Stone foundations are famous for leaking. But especially if the soil outside it is not graded, water from downspouts not extended away from the foundation. And certainly if a sump pump is not discharging well away from the house, and onto a graded slope. It can become a circuit.
When all three of those things are present, well, a life raft may be in order.
This is another view of the stone foundation in the historic property in Manassas VA. It leaks.
It leaks so much and so regularly that everything in the cellar is up on stilts of some sort. Even the water heater, partially seen on the left.
The concrete directly ahead probably used to be the coal chute, which was sealed at some point with a concrete foundation. It does not look original to the house.

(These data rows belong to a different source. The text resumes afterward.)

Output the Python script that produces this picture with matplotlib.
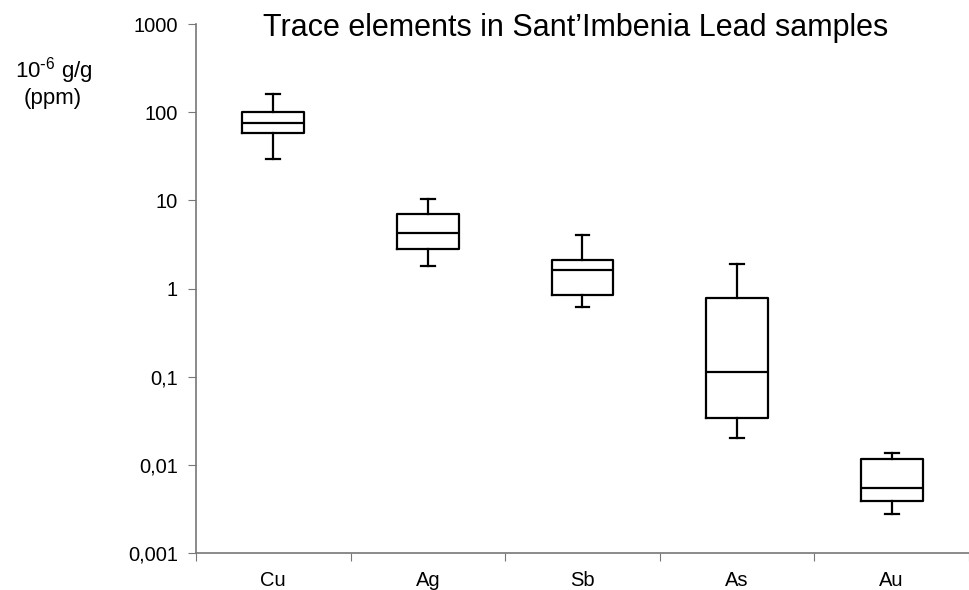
import matplotlib.pyplot as plt
from matplotlib.ticker import FixedLocator, FuncFormatter

plt.rcParams['font.family'] = ['Liberation Sans', 'DejaVu Sans']
plt.rcParams['mathtext.default'] = 'regular'

# valori (ppm)
elementi = ["Cu", "Ag", "Sb", "As", "Au"]
wh_basso = [29.6, 1.82, 0.61, 0.020, 0.0028]
q1 = [58.3, 2.83, 0.85, 0.0336, 0.00386]
mediana = [75.7, 4.3, 1.64, 0.112, 0.00542]
q3 = [100.0, 7.05, 2.12, 0.788, 0.0115]
wh_alto = [161.0, 10.4, 4.07, 1.91, 0.0135]

stats = []
for i in range(len(elementi)):
    stats.append({
        "label": elementi[i],
        "whislo": wh_basso[i],
        "q1": q1[i],
        "med": mediana[i],
        "q3": q3[i],
        "whishi": wh_alto[i],
        "fliers": [],
    })

fig = plt.figure(figsize=(9.7, 5.9), dpi=100)
ax = fig.add_axes([196 / 970, 1 - 553 / 590, (969 - 196) / 970, (553 - 24) / 590])

posizioni = range(1, len(elementi) + 1)
ax.bxp(stats, positions=posizioni, widths=0.4, capwidths=0.09, showfliers=False,
       boxprops=dict(color="black", linewidth=1.6),
       medianprops=dict(color="black", linewidth=1.6),
       whiskerprops=dict(color="black", linewidth=1.6),
       capprops=dict(color="black", linewidth=1.6))

ax.set_yscale("log")
ax.set_ylim(0.001, 1000)
ax.set_xlim(0.5, len(elementi) + 0.5)

etichette_y = ["0,001", "0,01", "0,1", "1", "10", "100", "1000"]
valori_y = [0.001, 0.01, 0.1, 1, 10, 100, 1000]
ax.yaxis.set_major_locator(FixedLocator(valori_y))
ax.yaxis.set_minor_locator(FixedLocator([]))
ax.yaxis.set_major_formatter(FuncFormatter(lambda v, p: etichette_y[valori_y.index(v)] if v in valori_y else ""))

# tacche ai confini delle categorie, etichette al centro
ax.set_xticks([p + 0.5 for p in range(len(elementi) + 1)])
ax.set_xticklabels([])
ax.set_xticks(list(posizioni), minor=True)
ax.set_xticklabels(elementi, minor=True)
ax.tick_params(axis="x", which="minor", length=0, pad=13, labelsize=14.5)
ax.tick_params(axis="x", which="major", length=6, color="#777777", direction="out")
ax.tick_params(axis="y", length=6, color="#777777", labelsize=14.5, pad=7)

for lato in ["top", "right"]:
    ax.spines[lato].set_visible(False)
for lato in ["left", "bottom"]:
    ax.spines[lato].set_color("#777777")
    ax.spines[lato].set_linewidth(1.2)

fig.text(0.593, 1 - 36 / 590, "Trace elements in Sant\u2019Imbenia Lead samples",
         ha="center", va="baseline", fontsize=22)
fig.text(54 / 970, 1 - 77 / 590, r"10$^{\text{-}6}$ g/g", ha="center", va="baseline", fontsize=16)
fig.text(53 / 970, 1 - 104 / 590, "(ppm)", ha="center", va="baseline", fontsize=16)

fig.savefig("out.png", dpi=100)
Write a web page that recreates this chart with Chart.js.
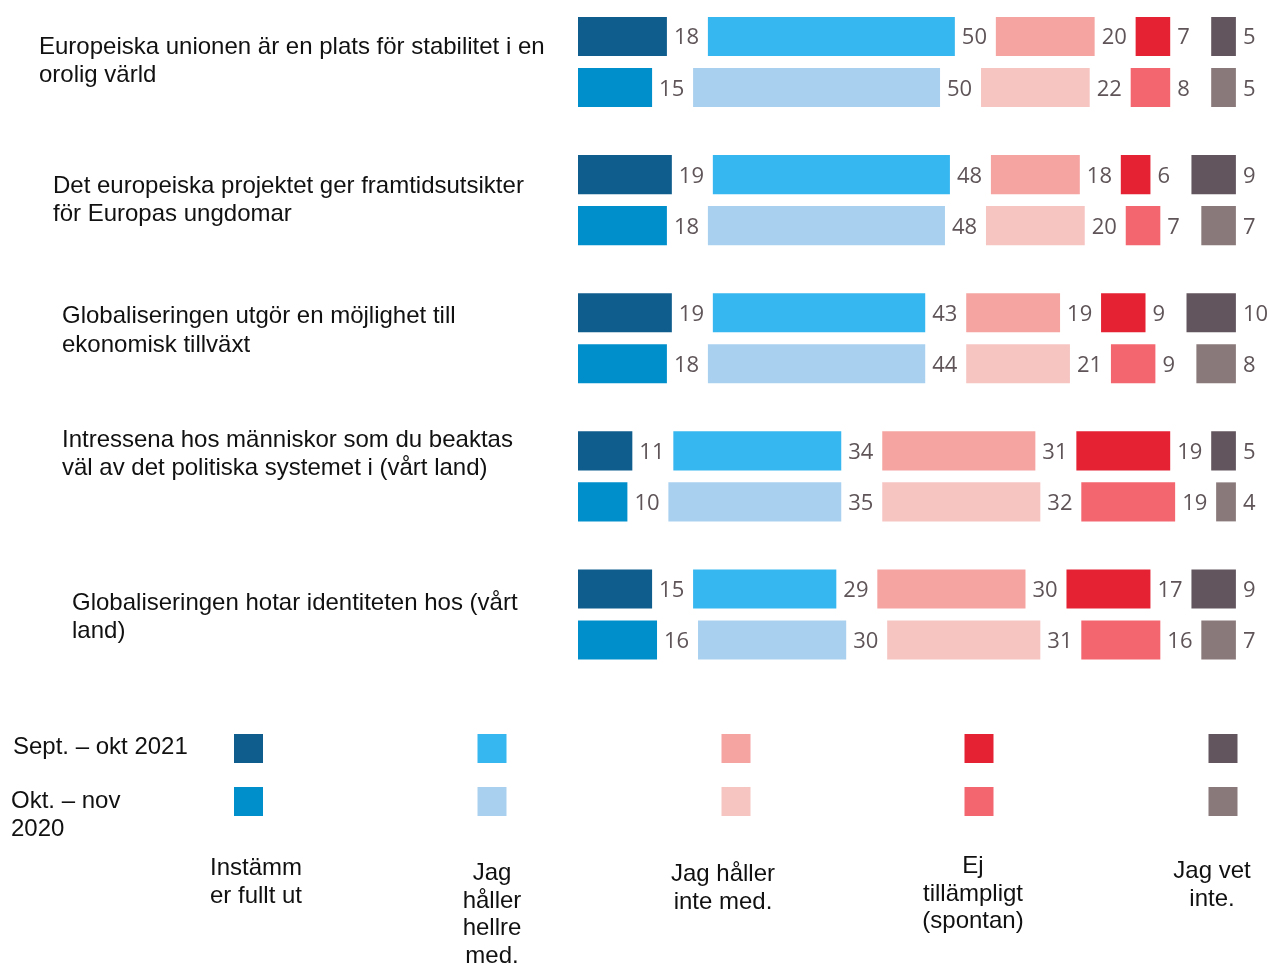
<!DOCTYPE html>
<html>
<head>
<meta charset="utf-8">
<script src="https://cdn.jsdelivr.net/npm/chart.js@4.4.0/dist/chart.umd.min.js"></script>
<style>
  html, body { margin: 0; padding: 0; background: #ffffff; }
  #wrap { width: 1268px; height: 964px; position: relative; }
</style>
</head>
<body>
<div id="wrap"><canvas id="c"></canvas></div>
<script>
// ---------- DATA ----------
const QUESTIONS = [
  ["Europeiska unionen är en plats för stabilitet i en", "orolig värld"],
  ["Det europeiska projektet ger framtidsutsikter", "för Europas ungdomar"],
  ["Globaliseringen utgör en möjlighet till", "ekonomisk tillväxt"],
  ["Intressena hos människor som du beaktas", "väl av det politiska systemet i (vårt land)"],
  ["Globaliseringen hotar identiteten hos (vårt", "land)"]
];
const PERIODS = ["Sept. – okt 2021", "Okt. – nov 2020"];
const PERIOD_LINES = [["Sept. – okt 2021"], ["Okt. – nov", "2020"]];
const RESPONSES = ["Instämmer fullt ut", "Jag håller hellre med.", "Jag håller inte med.", "Ej tillämpligt (spontan)", "Jag vet inte."];
const RESPONSE_LINES = [["Instämm", "er fullt ut"], ["Jag", "håller", "hellre", "med."], ["Jag håller", "inte med."], ["Ej", "tillämpligt", "(spontan)"], ["Jag vet", "inte."]];

const agreeFull2021   = [18, 19, 19, 11, 15];
const agreeRather2021 = [50, 48, 43, 34, 29];
const disagree2021    = [20, 18, 19, 31, 30];
const notApplic2021   = [7, 6, 9, 19, 17];
const dontKnow2021    = [5, 9, 10, 5, 9];

const agreeFull2020   = [15, 18, 18, 10, 16];
const agreeRather2020 = [50, 48, 44, 35, 30];
const disagree2020    = [22, 20, 21, 32, 31];
const notApplic2020   = [8, 7, 9, 19, 16];
const dontKnow2020    = [5, 7, 8, 4, 7];

const SERIES = [
  [agreeFull2021, agreeRather2021, disagree2021, notApplic2021, dontKnow2021],
  [agreeFull2020, agreeRather2020, disagree2020, notApplic2020, dontKnow2020]
];

// ---------- STYLE ----------
const COLORS = [
  ["#0f5d8d", "#37b7ef", "#f5a4a1", "#e42233", "#62555d"],
  ["#008fcb", "#a9d1ef", "#f6c5c2", "#f4666f", "#8a797a"]
];
const GAP = 8.3;            // spacing (in axis units) reserved for the value labels
const X_MAX = 139.7;
const LABEL_FONT = '22px "Open Sans", "Noto Sans", sans-serif';
const LABEL_COLOR = '#5f5558';
const TEXT_FONT = '24px "Liberation Sans", Arial, sans-serif';
const TEXT_COLOR = '#111111';

const Q_INDENT = [39, 53, 62, 62, 72];
const Q_FIRST_BASELINE = [-8.5, -7, -15, -29.5, -4.5];
const Q_LINE_H = 28.3;

const LEG_SQ_X = [248.5, 492, 736, 979, 1223];
const LEG_SQ_Y = [734, 787];
const LEG_SQ = 29;
const LEG_TXT_X = [256, 492, 723, 973, 1212];
const LEG_TXT_Y = [875, 880, 881, 873, 878];
const LEG_LINE_H = 27.7;
const PER_X = [13, 11];
const PER_Y = [754, 808];

// ---------- DATASETS ----------
const datasets = [];
SERIES.forEach((periodSeries, p) => {
  periodSeries.forEach((vals, k) => {
    datasets.push({
      label: RESPONSES[k] + ' – ' + PERIODS[p],
      data: vals,
      backgroundColor: COLORS[p][k],
      borderWidth: 0,
      stack: 'p' + p,
      clip: false,
      isValue: true
    });
    if (k < periodSeries.length - 1) {
      datasets.push({
        label: 'gap',
        data: QUESTIONS.map(() => GAP),
        backgroundColor: 'rgba(0,0,0,0)',
        borderWidth: 0,
        stack: 'p' + p,
        clip: false,
        isValue: false
      });
    }
  });
});

// ---------- PLUGINS ----------
const valueLabels = {
  id: 'valueLabels',
  afterDatasetsDraw(chart) {
    const ctx = chart.ctx;
    ctx.save();
    ctx.font = LABEL_FONT;
    ctx.fillStyle = LABEL_COLOR;
    ctx.textAlign = 'left';
    ctx.textBaseline = 'alphabetic';
    chart.data.datasets.forEach((ds, di) => {
      if (!ds.isValue) return;
      const meta = chart.getDatasetMeta(di);
      meta.data.forEach((el, i) => {
        ctx.fillText(String(ds.data[i]), el.x + 7, el.y + 8);
      });
    });
    ctx.restore();
  }
};

const sideText = {
  id: 'sideText',
  afterDraw(chart) {
    const ctx = chart.ctx;
    const yScale = chart.scales.y;
    ctx.save();
    ctx.font = TEXT_FONT;
    ctx.fillStyle = TEXT_COLOR;
    ctx.textBaseline = 'alphabetic';
    // question labels
    ctx.textAlign = 'left';
    QUESTIONS.forEach((lines, i) => {
      const cy = yScale.getPixelForValue(i);
      lines.forEach((t, j) => {
        ctx.fillText(t, Q_INDENT[i], cy + Q_FIRST_BASELINE[i] + j * Q_LINE_H);
      });
    });
    // legend: period labels
    PERIOD_LINES.forEach((lines, p) => {
      lines.forEach((t, j) => ctx.fillText(t, PER_X[p], PER_Y[p] + j * 28));
    });
    // legend: swatches
    COLORS.forEach((row, p) => {
      row.forEach((c, k) => {
        ctx.fillStyle = c;
        ctx.fillRect(LEG_SQ_X[k] - LEG_SQ / 2, LEG_SQ_Y[p], LEG_SQ, LEG_SQ);
      });
    });
    // legend: response labels
    ctx.fillStyle = TEXT_COLOR;
    ctx.textAlign = 'center';
    RESPONSE_LINES.forEach((lines, k) => {
      lines.forEach((t, j) => ctx.fillText(t, LEG_TXT_X[k], LEG_TXT_Y[k] + j * LEG_LINE_H));
    });
    ctx.restore();
  }
};

// ---------- CHART ----------
new Chart(document.getElementById('c'), {
  type: 'bar',
  data: {
    labels: QUESTIONS.map(q => q.join(' ')),
    datasets: datasets
  },
  options: {
    indexAxis: 'y',
    responsive: true,
    maintainAspectRatio: false,
    animation: false,
    categoryPercentage: 0.7386,
    barPercentage: 0.765,
    layout: { padding: { left: 578, right: 0, top: 62, bottom: 349.5 } },
    scales: {
      x: { type: 'linear', min: 0, max: X_MAX, stacked: true, display: false, grid: { display: false } },
      y: { type: 'category', offset: false, display: false, grid: { display: false } }
    },
    plugins: {
      legend: { display: false },
      tooltip: { enabled: false },
      title: { display: false }
    }
  },
  plugins: [valueLabels, sideText]
});
</script>
</body>
</html>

The stone foundation leaks. The concrete foundation leaks. And not much has been done to arrest that leaking.
So they deal with it. They installed a sump pump. And not very recently!
This inundated cellar is only about 10'x10'. And when you leave the room you need to pay special attention to clean your shoes of the Virginia mud which is thick on the floor. The sump pump pit is nearly full of mud and must be cleaned regularly.
If you aren't going to arrest the water flow, this was the only place to put a sump pump. The companies that would "dry" your basement would have wanted a drain pit all along the stone/concrete foundation, all around the cellar. That would have been a huge mistake. That system would erode the soil under the foundation walls and completely compromise the house in time. Stone foundations have no "footers" as do our modern concrete foundations. The underside of the walls would literally wash away! Big, big NO, NO.
My recommendation: It is best to get advice from a landscaping architect on how to keep water away from the house. Houses do not make effective boats. But if you have water getting inside, consult an engineer with historic home experience to create a solution that will not compromise the whole house!